**REQUIRED TASK**
Below are some records. Pull every line that contains the word "with".

**MATERIAL FOR THE TASK**
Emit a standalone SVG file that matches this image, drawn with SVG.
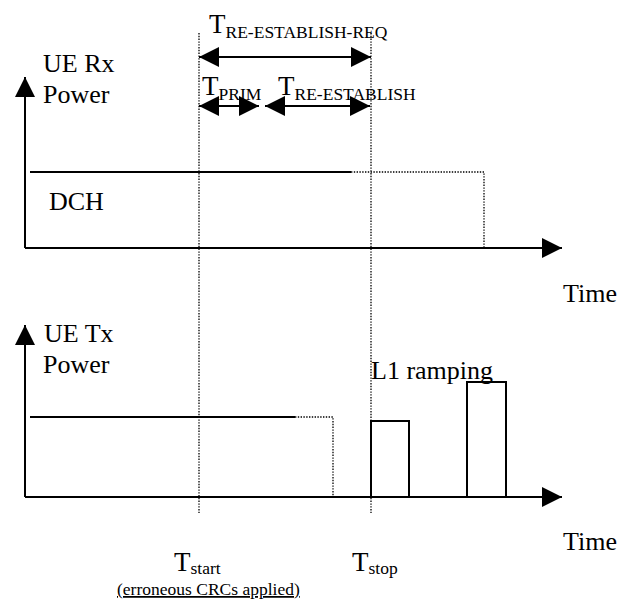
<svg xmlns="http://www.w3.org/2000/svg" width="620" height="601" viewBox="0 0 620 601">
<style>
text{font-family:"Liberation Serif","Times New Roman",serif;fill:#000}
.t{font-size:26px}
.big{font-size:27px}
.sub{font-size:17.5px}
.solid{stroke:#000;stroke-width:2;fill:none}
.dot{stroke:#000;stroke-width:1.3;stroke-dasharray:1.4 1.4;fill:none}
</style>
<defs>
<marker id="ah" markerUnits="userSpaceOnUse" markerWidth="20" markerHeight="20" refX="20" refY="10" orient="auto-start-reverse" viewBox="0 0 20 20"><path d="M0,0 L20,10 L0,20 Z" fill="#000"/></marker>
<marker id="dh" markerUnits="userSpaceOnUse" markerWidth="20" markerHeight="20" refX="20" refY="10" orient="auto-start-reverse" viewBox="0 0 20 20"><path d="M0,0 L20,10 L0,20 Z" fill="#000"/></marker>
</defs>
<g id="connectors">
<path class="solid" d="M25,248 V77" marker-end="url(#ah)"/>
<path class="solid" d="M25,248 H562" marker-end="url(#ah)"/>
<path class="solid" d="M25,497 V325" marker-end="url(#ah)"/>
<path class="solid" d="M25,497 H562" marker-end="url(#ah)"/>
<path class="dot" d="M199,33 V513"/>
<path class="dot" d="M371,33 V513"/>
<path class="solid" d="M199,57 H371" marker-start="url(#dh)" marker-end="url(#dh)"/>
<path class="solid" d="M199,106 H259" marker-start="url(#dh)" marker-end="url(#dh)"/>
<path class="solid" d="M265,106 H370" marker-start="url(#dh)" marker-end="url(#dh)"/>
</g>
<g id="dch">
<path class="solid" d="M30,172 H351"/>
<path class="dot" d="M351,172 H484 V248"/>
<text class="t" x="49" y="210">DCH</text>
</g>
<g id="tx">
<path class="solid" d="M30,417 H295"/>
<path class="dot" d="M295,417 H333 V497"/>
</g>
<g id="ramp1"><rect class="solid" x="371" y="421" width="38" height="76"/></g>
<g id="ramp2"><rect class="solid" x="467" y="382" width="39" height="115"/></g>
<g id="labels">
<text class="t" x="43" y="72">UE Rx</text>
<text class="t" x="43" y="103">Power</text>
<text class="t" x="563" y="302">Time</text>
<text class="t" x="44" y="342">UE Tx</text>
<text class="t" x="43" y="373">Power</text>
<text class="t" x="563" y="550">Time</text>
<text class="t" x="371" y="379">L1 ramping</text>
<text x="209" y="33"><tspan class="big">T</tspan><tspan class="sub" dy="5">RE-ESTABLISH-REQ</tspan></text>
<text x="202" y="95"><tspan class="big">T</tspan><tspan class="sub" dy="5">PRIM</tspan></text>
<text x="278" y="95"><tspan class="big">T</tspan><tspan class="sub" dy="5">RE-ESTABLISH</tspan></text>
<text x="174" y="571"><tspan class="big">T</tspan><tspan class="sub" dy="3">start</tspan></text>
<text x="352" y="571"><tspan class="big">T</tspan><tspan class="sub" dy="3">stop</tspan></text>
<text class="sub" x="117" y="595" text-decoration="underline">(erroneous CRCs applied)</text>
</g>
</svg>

==

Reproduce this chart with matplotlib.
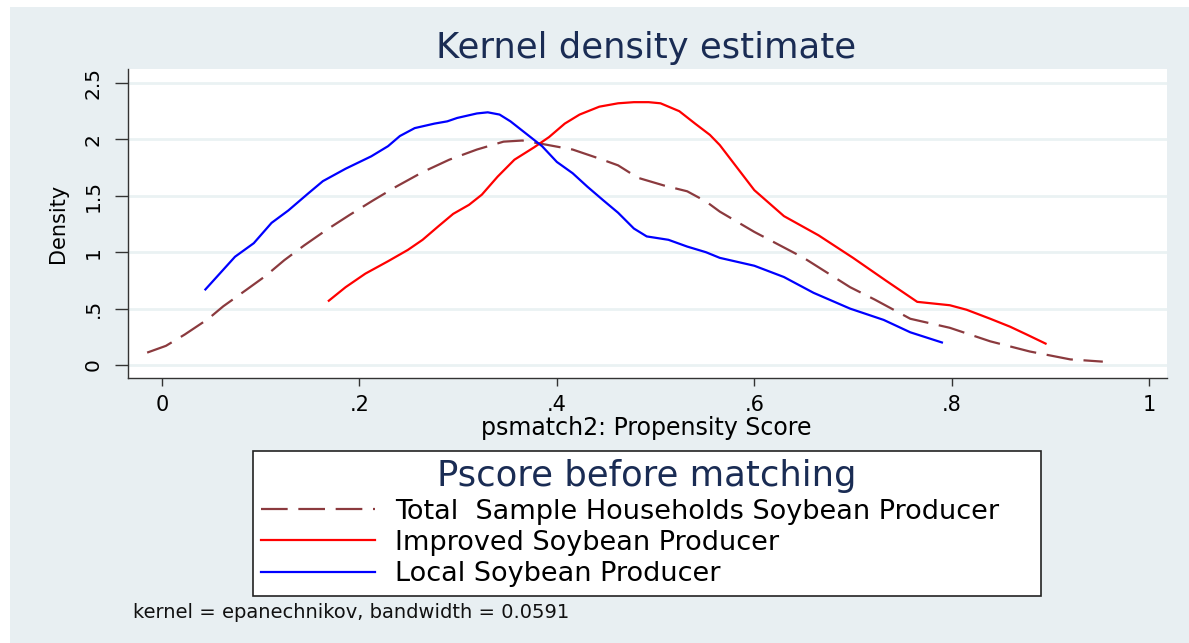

**TASK OUTPUT**
Emit a standalone SVG file that matches this image, drawn with SVG.
Reproduce this chart with matplotlib.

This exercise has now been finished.